Dataset entries
-*-*-

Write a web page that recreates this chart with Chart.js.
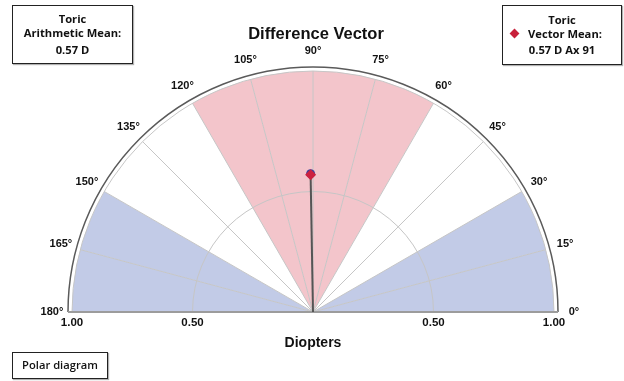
<!DOCTYPE html>
<html>
<head>
<meta charset="utf-8">
<script src="https://cdn.jsdelivr.net/npm/chart.js@4.4.0/dist/chart.umd.min.js"></script>
<style>
  body { margin: 0; background: #fff; }
  #wrap { position: relative; width: 624px; height: 381px; overflow: hidden; color: #111;
          font-family: "Liberation Sans", Arial, sans-serif; }
  #polar { position: absolute; left: 0; top: 0; }
  #title { position: absolute; left: 0; width: 632px; top: 23px; text-align: center;
           font-weight: bold; font-size: 16.5px; line-height: 20px; }
  .box { position: absolute; box-sizing: border-box; border: 1.5px solid #222; background: #fff;
         box-shadow: 1px 1px 1px rgba(0,0,0,0.3);
         font-family: "Open Sans", sans-serif; font-weight: 700; font-size: 11.2px; }
  .line { position: absolute; left: 0; right: 0; height: 16px; line-height: 16px; text-align: center; }
  .diamond { position: absolute; width: 7px; height: 7px; background: #c8203a; transform: rotate(45deg); }
</style>
</head>
<body>
<div id="wrap">
  <canvas id="polar" width="624" height="624"></canvas>
  <div id="title">Difference Vector</div>
  <div class="box" style="left:12px; top:5px; width:121px; height:59px;">
    <div class="line" style="top:4.5px;">Toric</div>
    <div class="line" style="top:18.5px;">Arithmetic Mean:</div>
    <div class="line" style="top:35.5px;">0.57 D</div>
  </div>
  <div class="box" style="left:502px; top:5px; width:120px; height:60px;">
    <div class="line" style="top:5.5px;">Toric</div>
    <div class="diamond" style="left:8px; top:24px;"></div>
    <div class="line" style="top:19.5px; left:6px;">Vector Mean:</div>
    <div class="line" style="top:35.5px;">0.57 D Ax 91</div>
  </div>
  <div class="box" style="left:12px; top:352px; width:96px; height:27px; font-weight:600;">
    <div class="line" style="top:3.5px;">Polar diagram</div>
  </div>
</div>
<script>
// angle labels, 180° on the left round to 0° on the right, every 15°
const angleLabels = ['180°', '165°', '150°', '135°', '120°', '105°', '90°', '75°', '60°', '45°', '30°', '15°', '0°'];
// one 15° sector per label gap, all reaching the 1.00 ring
const sectorValues = [1, 1, 1, 1, 1, 1, 1, 1, 1, 1, 1, 1];
const BLUE = '#c2cbe7', PINK = '#f3c5cb', WHITE = '#ffffff';
const sectorColors = [BLUE, BLUE, WHITE, WHITE, PINK, PINK, PINK, PINK, WHITE, WHITE, BLUE, BLUE];
const sectorAngle = 15;
// diopter rings and the labels along the baseline
const ringStep = 0.5;
const ringMax = 1;
const tickValues = [1, 0.5];
const tickLabels = ['1.00', '0.50'];
// difference vector: magnitude (D) and axis (deg)
const vectorMagnitude = 0.57;
const vectorAxis = 91;

// 24 slots so the angle lines fall every 15°; the lower half stays empty
const slotLabels = angleLabels.concat(new Array(11).fill(''));

function toXY(scale, value, deg) {
  const d = scale.getDistanceFromCenterForValue(value);
  const a = deg * Math.PI / 180;
  return { x: scale.xCenter + d * Math.cos(a), y: scale.yCenter - d * Math.sin(a) };
}

const polarDecor = {
  id: 'polarDecor',
  beforeDraw(chart) {
    // keep only the upper half of the polar grid
    const r = chart.scales.r;
    const ctx = chart.ctx;
    ctx.save();
    ctx.beginPath();
    ctx.rect(0, 0, chart.width, r.yCenter);
    ctx.clip();
  },
  afterDraw(chart) {
    const ctx = chart.ctx;
    ctx.restore();
    const r = chart.scales.r;
    const cx = r.xCenter, cy = r.yCenter;
    const rim = r.getDistanceFromCenterForValue(ringMax) + 4;

    ctx.save();
    // outer frame
    ctx.strokeStyle = '#5a5a5a';
    ctx.lineWidth = 1.5;
    ctx.beginPath();
    ctx.arc(cx, cy, rim, Math.PI, 2 * Math.PI);
    ctx.stroke();
    // baseline
    ctx.strokeStyle = '#9c9c9c';
    ctx.lineWidth = 2;
    ctx.beginPath();
    ctx.moveTo(cx - rim, cy);
    ctx.lineTo(cx + rim, cy);
    ctx.stroke();

    // vector
    const p = toXY(r, vectorMagnitude, vectorAxis);
    ctx.strokeStyle = '#555';
    ctx.lineWidth = 2;
    ctx.beginPath();
    ctx.moveTo(cx, cy);
    ctx.lineTo(p.x, p.y);
    ctx.stroke();
    ctx.fillStyle = '#3b3f9a';
    ctx.beginPath();
    ctx.arc(p.x, p.y - 1, 4.5, 0, 2 * Math.PI);
    ctx.fill();
    ctx.fillStyle = '#cc2140';
    ctx.beginPath();
    ctx.moveTo(p.x, p.y - 5.5);
    ctx.lineTo(p.x + 5.5, p.y);
    ctx.lineTo(p.x, p.y + 5.5);
    ctx.lineTo(p.x - 5.5, p.y);
    ctx.closePath();
    ctx.fill();

    // angle labels
    ctx.fillStyle = '#111';
    ctx.textAlign = 'center';
    ctx.textBaseline = 'middle';
    ctx.font = 'bold 11px "Liberation Sans", Arial, sans-serif';
    const labelDist = rim + 16;
    angleLabels.forEach((lab, i) => {
      const a = (180 - i * sectorAngle) * Math.PI / 180;
      ctx.fillText(lab, cx + labelDist * Math.cos(a), cy - labelDist * Math.sin(a));
    });

    // diopter labels under the baseline
    ctx.font = 'bold 11.5px "Liberation Sans", Arial, sans-serif';
    tickValues.forEach((v, i) => {
      const d = r.getDistanceFromCenterForValue(v);
      ctx.fillText(tickLabels[i], cx - d, cy + 11);
      ctx.fillText(tickLabels[i], cx + d, cy + 11);
    });
    ctx.font = 'bold 14px "Liberation Sans", Arial, sans-serif';
    ctx.fillText('Diopters', cx, cy + 31);
    ctx.restore();
  }
};

new Chart(document.getElementById('polar'), {
  type: 'polarArea',
  data: {
    labels: slotLabels,
    datasets: [{
      data: sectorValues,
      backgroundColor: sectorColors,
      borderWidth: 0,
      angle: sectorAngle
    }]
  },
  options: {
    responsive: false,
    animation: false,
    layout: { padding: { left: 72, right: 70, top: 71, bottom: 71 } },
    plugins: { legend: { display: false }, tooltip: { enabled: false } },
    scales: {
      r: {
        min: 0,
        max: ringMax,
        startAngle: -90,
        ticks: { display: false, stepSize: ringStep },
        pointLabels: { display: false },
        grid: { z: 1, circular: true, color: '#c6c6c6', lineWidth: 1 },
        angleLines: { display: true, color: '#c6c6c6', lineWidth: 1 }
      }
    }
  },
  plugins: [polarDecor]
});
</script>
</body>
</html>
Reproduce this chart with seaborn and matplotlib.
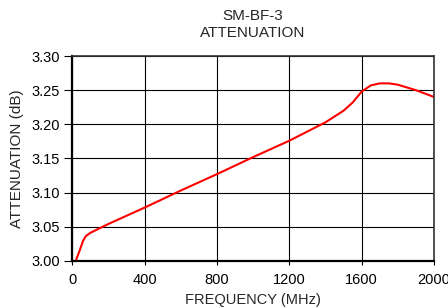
import pandas as pd
import matplotlib
matplotlib.use("Agg")
import matplotlib.pyplot as plt
import seaborn as sns

sns.set_style("white")
plt.rcParams['font.family'] = ['Liberation Sans', 'DejaVu Sans']

freq = [20, 40, 60, 75, 100, 200, 400, 600, 800, 1000, 1200, 1400, 1500, 1550,
        1600, 1650, 1700, 1750, 1800, 1900, 2000]
atten = [3.000, 3.014, 3.029, 3.036, 3.041, 3.054, 3.078, 3.103, 3.127, 3.152,
         3.176, 3.203, 3.220, 3.232, 3.248, 3.257, 3.260, 3.260, 3.258, 3.250, 3.240]
xticks = [0, 400, 800, 1200, 1600, 2000]
yticks = [3.00, 3.05, 3.10, 3.15, 3.20, 3.25, 3.30]

df = pd.DataFrame({'freq': freq, 'atten': atten})

fig = plt.figure(figsize=(4.48, 3.08), dpi=100)
ax = fig.add_axes([0.161, 0.153, 0.808, 0.665])
sns.lineplot(data=df, x='freq', y='atten', color='#ff0000', linewidth=1.5, ax=ax)

ax.set_xlim(0, 2000)
ax.set_ylim(3.00, 3.30)
ax.set_xticks(xticks)
ax.set_yticks(yticks)
ax.set_yticklabels([f'{v:.2f}' for v in yticks])
ax.grid(True, color='black', linewidth=0.8)
ax.tick_params(axis='both', labelsize=10.5, colors='black')
ax.tick_params(axis='y', left=True, length=6, width=0.8, pad=3)
ax.tick_params(axis='x', bottom=True, length=3, width=0.8, pad=6)
for side in ['left', 'bottom']:
    ax.spines[side].set_color('black')
    ax.spines[side].set_linewidth(1.6)
for side in ['top', 'right']:
    ax.spines[side].set_color('#333333')
    ax.spines[side].set_linewidth(1.2)

ax.set_xlabel('FREQUENCY (MHz)', fontsize=10.5, labelpad=4)
ax.set_ylabel('ATTENUATION (dB)', fontsize=11, labelpad=5)
ax.set_title('SM-BF-3\nATTENUATION', fontsize=11, pad=14, linespacing=1.2)

fig.savefig('out.png', dpi=100)
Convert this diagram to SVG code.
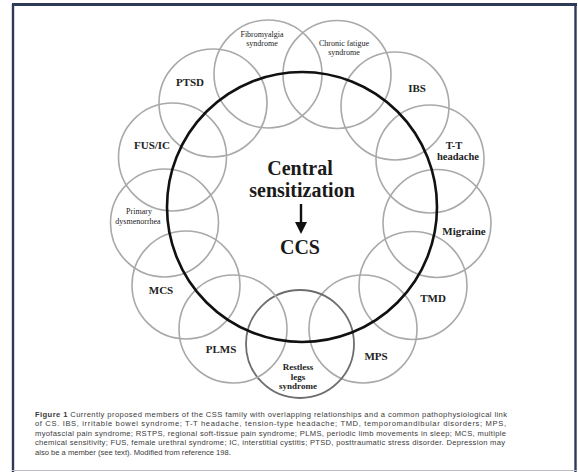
<svg xmlns="http://www.w3.org/2000/svg" width="578" height="474" viewBox="0 0 578 474">
<style>
.c{fill:none;stroke:#a9a9a9;stroke-width:1.6}
.cd{fill:none;stroke:#6e6e6e;stroke-width:1.8}
.big{fill:none;stroke:#111;stroke-width:2.6}
.lb{font-family:"Liberation Serif",serif;font-weight:bold;font-size:11px;fill:#222;text-anchor:middle}
.ls{font-family:"Liberation Serif",serif;font-size:8px;fill:#222;text-anchor:middle}
.lm{font-family:"Liberation Serif",serif;font-weight:bold;font-size:9px;fill:#222;text-anchor:middle}
.ct{font-family:"Liberation Serif",serif;font-weight:bold;font-size:20px;fill:#1a1a1a;text-anchor:middle}
.cap{font-family:"Liberation Sans",sans-serif;font-size:7.6px;fill:#3a3a3a}
</style>
<rect x="0" y="0" width="578" height="474" fill="#fff"/>
<g id="frame">
<line x1="12" y1="4.5" x2="577" y2="4.5" stroke="#2e3b58" stroke-width="3"/>
<line x1="13" y1="4" x2="13" y2="472" stroke="#2e3b58" stroke-width="2.4"/>
<line x1="575.5" y1="4" x2="575.5" y2="472" stroke="#2e3b58" stroke-width="2.4"/>
<line x1="12" y1="470.5" x2="577" y2="470.5" stroke="#b9bcc4" stroke-width="1.2"/>
</g>
<g id="n-fib"><circle class="c" cx="268" cy="74" r="54"/><text class="ls" x="262" y="37">Fibromyalgia</text><text class="ls" x="262" y="46">syndrome</text></g>
<g id="n-cfs"><circle class="c" cx="337" cy="74.5" r="54"/><text class="ls" x="344" y="46">Chronic fatigue</text><text class="ls" x="344" y="55">syndrome</text></g>
<g id="n-ibs"><circle class="c" cx="395" cy="106" r="54"/><text class="lb" x="417" y="92">IBS</text></g>
<g id="n-tt"><circle class="c" cx="430" cy="159" r="54"/><text class="lb" x="454" y="148.5" style="font-size:10.5px">T-T</text><text class="lb" x="458" y="159.5" style="font-size:10.5px">headache</text></g>
<g id="n-migraine"><circle class="c" cx="437" cy="223.5" r="54"/><text class="lb" x="464" y="235">Migraine</text></g>
<g id="n-tmd"><circle class="c" cx="413" cy="285.5" r="54"/><text class="lb" x="433" y="302">TMD</text></g>
<g id="n-mps"><circle class="c" cx="363" cy="329" r="54"/><text class="lb" x="376" y="360">MPS</text></g>
<g id="n-rls"><circle class="cd" cx="300" cy="344" r="54"/><text class="lm" x="298" y="370">Restless</text><text class="lm" x="298" y="380">legs</text><text class="lm" x="298" y="389">syndrome</text></g>
<g id="n-plms"><circle class="c" cx="233" cy="329" r="54"/><text class="lb" x="221" y="353">PLMS</text></g>
<g id="n-mcs"><circle class="c" cx="186" cy="285" r="54"/><text class="lb" x="161" y="294">MCS</text></g>
<g id="n-pd"><circle class="c" cx="164.5" cy="223" r="54"/><text class="ls" x="139" y="214">Primary</text><text class="ls" x="138" y="224">dysmenorrhea</text></g>
<g id="n-fus"><circle class="c" cx="172.5" cy="157" r="54"/><text class="lb" x="152" y="149">FUS/IC</text></g>
<g id="n-ptsd"><circle class="c" cx="213" cy="103" r="54"/><text class="lb" x="190" y="86">PTSD</text></g>
<g id="n-cs"><circle class="big" cx="302" cy="207" r="135"/>
<text class="ct" x="300" y="174.5">Central</text>
<text class="ct" x="302" y="197">sensitization</text></g>
<g id="n-ccs"><text class="ct" x="300" y="254">CCS</text></g>
<g id="connectors">
<line x1="301" y1="204" x2="301" y2="223" stroke="#111" stroke-width="2.4"/>
<polygon points="295,222 307,222 301,234" fill="#111"/>
</g>
<g id="caption">
<text class="cap" x="35" y="416.5" textLength="472" lengthAdjust="spacing"><tspan font-weight="bold">Figure 1</tspan>  Currently proposed members of the CSS family with overlapping relationships and a common pathophysiological link</text>
<text class="cap" x="35" y="426" textLength="471" lengthAdjust="spacing">of CS. IBS, irritable bowel syndrome; T-T headache, tension-type headache; TMD, temporomandibular disorders; MPS,</text>
<text class="cap" x="35" y="435.5" textLength="471" lengthAdjust="spacing">myofascial pain syndrome; RSTPS, regional soft-tissue pain syndrome; PLMS, periodic limb movements in sleep; MCS, multiple</text>
<text class="cap" x="35" y="445" textLength="470" lengthAdjust="spacing">chemical sensitivity; FUS, female urethral syndrome; IC, interstitial cystitis; PTSD, posttraumatic stress disorder. Depression may</text>
<text class="cap" x="35" y="454.5">also be a member (see text). Modified from reference 198.</text>
</g>
</svg>
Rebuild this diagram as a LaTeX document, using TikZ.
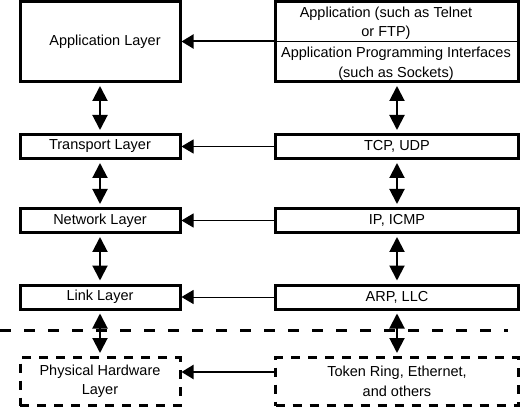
\documentclass[tikz,border=0pt]{standalone}
\usepackage{fontspec}
\setmainfont{Liberation Sans}
\usetikzlibrary{arrows.meta}
\begin{document}
\begin{tikzpicture}[x=1pt,y=-1pt,
  lbl/.style={font=\fontsize{14.5}{19.5}\selectfont, align=center, inner sep=0pt},
  box/.style={draw, line width=3pt, inner sep=0pt, lbl},
  lbox/.style={box, minimum width=160pt},
  rbox/.style={box, minimum width=243pt},
  dashbox/.style={dash pattern=on 9pt off 8pt},
  harrow/.style={line width=1pt, -{Triangle[length=12pt,width=14pt]}},
  varrow/.style={line width=2pt, {Triangle[length=15pt,width=15pt]}-{Triangle[length=15pt,width=15pt]}, shorten <=3pt, shorten >=3pt},
  sep/.style={line width=3pt, dash pattern=on 11pt off 13pt}
]
\useasboundingbox (0,0) rectangle (520,409);

% left column
\node[lbox, minimum height=80pt] (app) at (100,41.5) {};
\node[lbl] (appt) at (105,41.5) {Application Layer};
\node[lbox, minimum height=24pt] (trans) at (100,146.5) {Transport Layer};
\node[lbox, minimum height=24pt] (net) at (100,220.5) {Network Layer};
\node[lbox, minimum height=24pt] (link) at (100,297) {Link Layer};
\node[lbox, dashbox, minimum height=48pt] (phys) at (100,381.5) {Physical Hardware\\Layer};

% right column
\node[rbox, minimum height=80pt] (apps) at (397,41.5) {};
\draw[line width=1pt] (apps.west) -- (apps.east);
\node[lbl] (appst) at (386,23) {Application (such as Telnet\\or FTP)};
\node[lbl] (apist) at (396,63.5) {Application Programming Interfaces\\(such as Sockets)};
\node[rbox, minimum height=24pt] (tcp) at (397,146.5) {TCP, UDP};
\node[rbox, minimum height=24pt] (ip) at (397,220.5) {IP, ICMP};
\node[rbox, minimum height=24pt] (arp) at (397,297) {ARP, LLC};
\node[rbox, dashbox, minimum height=48pt] (tok) at (397,381.5) {Token Ring, Ethernet,\\and others};

% separator
\coordinate (sepL) at (0,330);
\coordinate (sepR) at (508,330);
\draw[sep] (sepL) -- (sepR);

% horizontal arrows
\draw[harrow, line width=2pt] (apps.west) -- (app.east);
\draw[harrow] (tcp.west) -- (trans.east);
\draw[harrow] (ip.west) -- (net.east);
\draw[harrow] (arp.west) -- (link.east);
\coordinate (py) at (0,372);
\draw[harrow, line width=2pt] (tok.west |- py) -- (phys.east |- py);

% vertical arrows
\draw[varrow] (app.south) -- (trans.north);
\draw[varrow] (trans.south) -- (net.north);
\draw[varrow] (net.south) -- (link.north);
\draw[varrow] (link.south) -- (phys.north);
\draw[varrow] (apps.south) -- (tcp.north);
\draw[varrow] (tcp.south) -- (ip.north);
\draw[varrow] (ip.south) -- (arp.north);
\draw[varrow] (arp.south) -- (tok.north);
\end{tikzpicture}
\end{document}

-*-*-

__PROBLEM__. Starting at the line containing "Reproduce this chart" and stopping after the line containing "color='#ff0000', linewidth=1.5, ax=ax)", give the lines again exactly and leave out every image.

__FINISHED ANSWER__.
Reproduce this chart with seaborn and matplotlib.
import pandas as pd
import matplotlib
matplotlib.use("Agg")
import matplotlib.pyplot as plt
import seaborn as sns

sns.set_style("white")
plt.rcParams['font.family'] = ['Liberation Sans', 'DejaVu Sans']

freq = [20, 40, 60, 75, 100, 200, 400, 600, 800, 1000, 1200, 1400, 1500, 1550,
        1600, 1650, 1700, 1750, 1800, 1900, 2000]
atten = [3.000, 3.014, 3.029, 3.036, 3.041, 3.054, 3.078, 3.103, 3.127, 3.152,
         3.176, 3.203, 3.220, 3.232, 3.248, 3.257, 3.260, 3.260, 3.258, 3.250, 3.240]
xticks = [0, 400, 800, 1200, 1600, 2000]
yticks = [3.00, 3.05, 3.10, 3.15, 3.20, 3.25, 3.30]

df = pd.DataFrame({'freq': freq, 'atten': atten})

fig = plt.figure(figsize=(4.48, 3.08), dpi=100)
ax = fig.add_axes([0.161, 0.153, 0.808, 0.665])
sns.lineplot(data=df, x='freq', y='atten', color='#ff0000', linewidth=1.5, ax=ax)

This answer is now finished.